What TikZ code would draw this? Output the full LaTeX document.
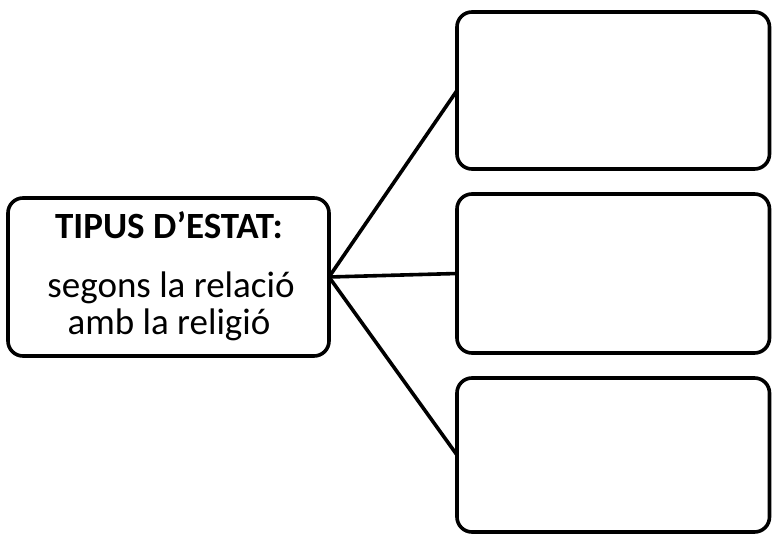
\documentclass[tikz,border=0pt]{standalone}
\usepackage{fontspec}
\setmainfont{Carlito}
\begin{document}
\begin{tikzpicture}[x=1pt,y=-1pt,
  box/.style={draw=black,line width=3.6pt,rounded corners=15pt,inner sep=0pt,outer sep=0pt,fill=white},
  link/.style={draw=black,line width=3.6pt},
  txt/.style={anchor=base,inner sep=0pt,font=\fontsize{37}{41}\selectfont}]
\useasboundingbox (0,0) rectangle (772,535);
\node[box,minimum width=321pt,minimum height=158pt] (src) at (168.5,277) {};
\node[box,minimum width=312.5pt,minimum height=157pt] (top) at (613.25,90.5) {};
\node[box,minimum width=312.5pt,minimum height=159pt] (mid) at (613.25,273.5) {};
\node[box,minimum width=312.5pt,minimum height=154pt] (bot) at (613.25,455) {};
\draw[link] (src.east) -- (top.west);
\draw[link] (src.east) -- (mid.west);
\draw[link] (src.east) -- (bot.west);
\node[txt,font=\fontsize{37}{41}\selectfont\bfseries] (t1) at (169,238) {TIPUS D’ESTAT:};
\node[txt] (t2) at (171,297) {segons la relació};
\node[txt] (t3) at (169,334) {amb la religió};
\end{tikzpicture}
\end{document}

^^^^^^^^^^^^^^^^

• **REQUIRED TASK**
Pull out each line containing the word "draw" and copy it.

• **SOLVED EXERCISE**
What TikZ code would draw this? Output the full LaTeX document.
  box/.style={draw=black,line width=3.6pt,rounded corners=15pt,inner sep=0pt,outer sep=0pt,fill=white},
  link/.style={draw=black,line width=3.6pt},
\draw[link] (src.east) -- (top.west);
\draw[link] (src.east) -- (mid.west);
\draw[link] (src.east) -- (bot.west);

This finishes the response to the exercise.